Thierry Siquet

Personal information
- Date of birth: 18 October 1968 (age 57)
- Place of birth: Huy, Belgium
- Position: Defender

Team information
- Current team: Belgium U18 (Manager) Virton (head of youth)

Youth career
- 1976–1984: Union Huy
- 198–1986: Standard Liège

Senior career*
- Years: Team / Apps / (Gls)
- 1986–1991: Standard Liège
- 1991–1997: Cercle Brugge / 141 / (3)
- 1997–1999: Germinal Ekeren
- 1999–2004: La Louvière
- 2004–2006: Charleroi

International career
- Belgium / 0 / (0)

Managerial career
- 2006–2007: Charleroi (assistant)
- 2007–2008: Charleroi
- 2009–2013: RE Bertrix
- 2012–2014: Belgium U15
- 2013–: Virton (technical director)
- 2014–2015: Belgium U16
- 2015–2020: Belgium U17
- 2020–2022: Belgium U18
- 2022-: Belgium U19

= Thierry Siquet =

Belgian footballer

Thierry Siquet (born 18 October 1968) is a Belgian football manager and former player who is the manager of Belgium U18 and the technical director of Virton football club.

A former defender, he helped La Louvière win the 2002–03 Belgian Cup. He is the uncle of footballer Hugo Siquet.

== Coaching career ==

=== Charleroi ===
After retiring as a player in January 2006, Siquet stayed at Royal Charleroi, where he was hired as an assistant manager to Jacky Mathijssen for the 2006–07 season and later to Philippe Vande Walle.

After Vande Walle resigned in December 2007, Siquet was appointed manager for the next two games. Despite losing them, he was confirmed as the manager for the rest of the season. During the second half of the season, the results improved and Charleroi finished in an 8th place. Siquet was then confirmed as manager for the 2008–09 season also. Twelve months later, on 15 December 2008 Siquet got fired. Siquet later spoke of a lack of confidence from the club, which kept him on board after his resignation until an agreement was reached with his successor John Collins.

=== RE Bertrix ===
On 17 March 2009, Siquet was appointed manager of Belgian Fourth Division club Royale Entente Bertrigeoise (RE Bertrix). Siquet won promotion to the Belgian Third Division in his first season with the club. In the 2010–11 season, he finished third with the club in the Belgian Third Division B, but because Bertrix hadnøt applied for a license for the Belgian Second Division, they were forced to stay in the third division for another season.

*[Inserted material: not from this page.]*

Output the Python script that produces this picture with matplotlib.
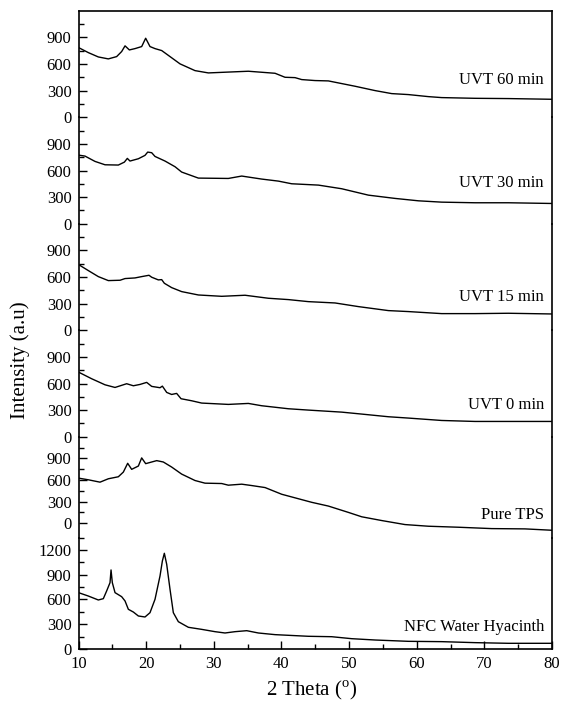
import matplotlib
matplotlib.use("Agg")
import matplotlib.pyplot as plt
from matplotlib.ticker import FixedLocator, MultipleLocator

plt.rcParams['font.family'] = ['Liberation Serif', 'DejaVu Serif']
plt.rcParams['mathtext.fontset'] = 'custom'
plt.rcParams['mathtext.rm'] = 'Liberation Serif'

# ---------------- data ----------------
labels = ["UVT 60 min", "UVT 30 min", "UVT 15 min", "UVT 0 min", "Pure TPS", "NFC Water Hyacinth"]

uvt60_x = [10.0, 11.45, 12.93, 14.41, 15.64, 16.38, 16.88, 17.52, 18.35, 19.34, 19.93, 20.57, 21.31,
           22.30, 23.53, 25.01, 27.22, 29.20, 31.66, 35.11, 39.06, 40.53, 42.01, 43.00, 44.97, 46.94,
           48.91, 50.88, 53.84, 56.30, 58.77, 61.72, 63.69, 68.62, 73.55, 80.0]
uvt60_y = [786, 729, 680, 658, 684, 741, 805, 759, 774, 797, 891, 797, 774,
           752, 684, 602, 526, 500, 508, 519, 496, 451, 447, 425, 414, 410,
           380, 350, 301, 267, 256, 233, 222, 214, 211, 203]

uvt30_x = [10.0, 10.96, 12.44, 13.92, 15.89, 16.78, 17.22, 17.61, 18.85, 19.83, 20.23, 20.82, 21.31,
           22.79, 24.27, 25.25, 27.72, 32.15, 34.13, 37.08, 39.55, 41.52, 45.47, 48.91, 52.85, 56.80,
           60.25, 63.69, 68.62, 73.55, 80.0]
uvt30_y = [774, 763, 703, 665, 662, 695, 737, 707, 733, 771, 808, 801, 759,
           707, 643, 583, 515, 511, 538, 504, 481, 451, 436, 395, 323, 286,
           259, 244, 237, 237, 229]

uvt15_x = [10.0, 11.45, 12.93, 14.41, 16.14, 16.88, 18.35, 19.34, 20.42, 20.82, 21.80, 22.30, 22.69,
           23.77, 25.25, 27.72, 31.17, 34.62, 38.07, 41.03, 43.98, 47.93, 51.38, 55.81, 58.77,
           63.69, 68.62, 73.55, 80.0]
uvt15_y = [741, 673, 605, 560, 564, 583, 590, 605, 620, 598, 568, 571, 530,
           481, 436, 398, 383, 395, 361, 346, 323, 308, 267, 222, 211,
           188, 188, 192, 184]

uvt0_x = [10.0, 11.95, 13.92, 15.40, 17.12, 18.11, 19.09, 20.08, 20.82, 22.05, 22.40, 23.04, 23.77,
          24.51, 25.16, 26.73, 28.21, 32.15, 35.11, 37.08, 41.03, 43.98, 48.91, 51.87, 55.81, 58.77,
          63.69, 68.62, 73.55, 80.0]
uvt0_y = [729, 654, 586, 556, 598, 575, 590, 613, 568, 553, 571, 500, 477,
          489, 429, 406, 380, 365, 376, 350, 316, 301, 278, 256, 226, 211,
          184, 173, 173, 173]

tps_x = [10.0, 11.45, 13.18, 14.41, 15.89, 16.63, 17.27, 17.86, 18.85, 19.34, 19.93, 21.56, 22.54,
         23.77, 25.25, 27.22, 28.70, 31.17, 32.15, 34.13, 35.60, 37.58, 40.04, 44.48, 46.94, 49.90,
         51.87, 54.82, 58.27, 61.72, 66.16, 71.09, 76.01, 80.0]
tps_y = [626, 603, 570, 617, 645, 710, 832, 748, 794, 907, 827, 869, 850,
         780, 682, 593, 556, 551, 528, 542, 523, 495, 402, 290, 238, 150,
         89, 37, -19, -42, -56, -75, -79, -98]

nfc_x = [10.0, 11.45, 12.93, 13.67, 14.16, 14.66, 14.81, 15.00, 15.40, 16.38, 16.88, 17.37, 18.11,
         18.85, 19.83, 20.57, 21.31, 22.05, 22.40, 22.69, 23.04, 23.53, 24.02, 24.76, 26.24, 28.21,
         30.18, 31.66, 33.14, 34.87, 36.59, 39.06, 43.98, 47.43, 50.39, 53.84, 58.77, 63.69, 68.62,
         73.55, 80.0]
nfc_y = [683, 642, 594, 610, 703, 804, 958, 804, 683, 634, 582, 481, 448,
         400, 388, 440, 602, 885, 1067, 1160, 1026, 723, 440, 331, 263, 238,
         210, 194, 210, 222, 194, 174, 154, 149, 125, 109, 93, 89, 77,
         69, 69]

series_x = [uvt60_x, uvt30_x, uvt15_x, uvt0_x, tps_x, nfc_x]
series_y = [uvt60_y, uvt30_y, uvt15_y, uvt0_y, tps_y, nfc_y]
label_y = [421, 455, 372, 361, 117, 267]

# ---------------- layout ----------------
W, H = 563, 706
fig = plt.figure(figsize=(W / 100, H / 100), dpi=100)

left_px, right_px = 78.5, 552.0
# (top_px, bottom_px, ymin, ymax) for each panel
panels = [
    (10.8, 117.3, 0, 1200),
    (117.3, 223.8, 0, 1200),
    (223.8, 330.3, 0, 1200),
    (330.3, 436.8, 0, 1200),
    (436.8, 537.6, -200, 1200),
    (537.6, 649.0, 0, 1350),
]

axes = []
for i, (top, bot, ymin, ymax) in enumerate(panels):
    ax = fig.add_axes([left_px / W, 1 - bot / H, (right_px - left_px) / W, (bot - top) / H])
    ax.set_facecolor('none')
    ax.plot(series_x[i], series_y[i], color='black', lw=1.0)
    ax.set_xlim(10, 80)
    ax.set_ylim(ymin, ymax)
    for s in ax.spines.values():
        s.set_linewidth(1.2)
    if i != 0:
        ax.spines['top'].set_visible(False)
    if i != len(panels) - 1:
        ax.spines['bottom'].set_visible(False)
        ax.tick_params(axis='x', which='both', bottom=False, labelbottom=False)
    if i == len(panels) - 1:
        major = [0, 300, 600, 900, 1200]
        minor = [150, 450, 750, 1050, 1350]
    else:
        major = [0, 300, 600, 900]
        minor = [150, 450, 750, 1050]
    ax.yaxis.set_major_locator(FixedLocator(major))
    ax.yaxis.set_minor_locator(FixedLocator(minor))
    ax.tick_params(axis='y', which='major', direction='in', length=6, width=1.0,
                   labelsize=12, pad=5)
    ax.tick_params(axis='y', which='minor', direction='in', length=3.5, width=1.0)
    ax.text(78.8, label_y[i], labels[i], ha='right', va='center', fontsize=12)
    axes.append(ax)

axb = axes[-1]
axb.xaxis.set_major_locator(MultipleLocator(10))
axb.xaxis.set_minor_locator(MultipleLocator(5))
axb.tick_params(axis='x', which='major', direction='in', length=6, width=1.0,
                labelsize=12, pad=5, top=False)
axb.tick_params(axis='x', which='minor', direction='in', length=3.5, width=1.0, top=False)

fig.text(312 / W, 1 - 690 / H, r'2 Theta ($^{\rm o}$)', ha='center', va='center', fontsize=15)
fig.text(20 / W, 1 - 360 / H, 'Intensity (a.u)', ha='center', va='center', rotation=90, fontsize=15)

fig.savefig('out.png', dpi=100)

After that, things did not go as well for Siquet and Bertrix: in the 2011–12 season, the club could only narrowly avoid the final round for relegation, and in the following season ended with a relegation to the fourth division. Siquet and Bertrix then separated in April 2013.

=== National team and Virton ===
Siquet started working as a youth coach at the KBVB in 2012, where he coached the Belgium U15 national team until 2014. In 2014, he was promoted to manager of the U16 national team. From 2015 to 2020 he was the manager of Belgium U17.

In May 2013, Siquet also became the technical director of Virton's youth academy.

When Johan Walem became national coach of Cyprus in March 2020, Siquet was appointed manager for Belgium's U18 national team.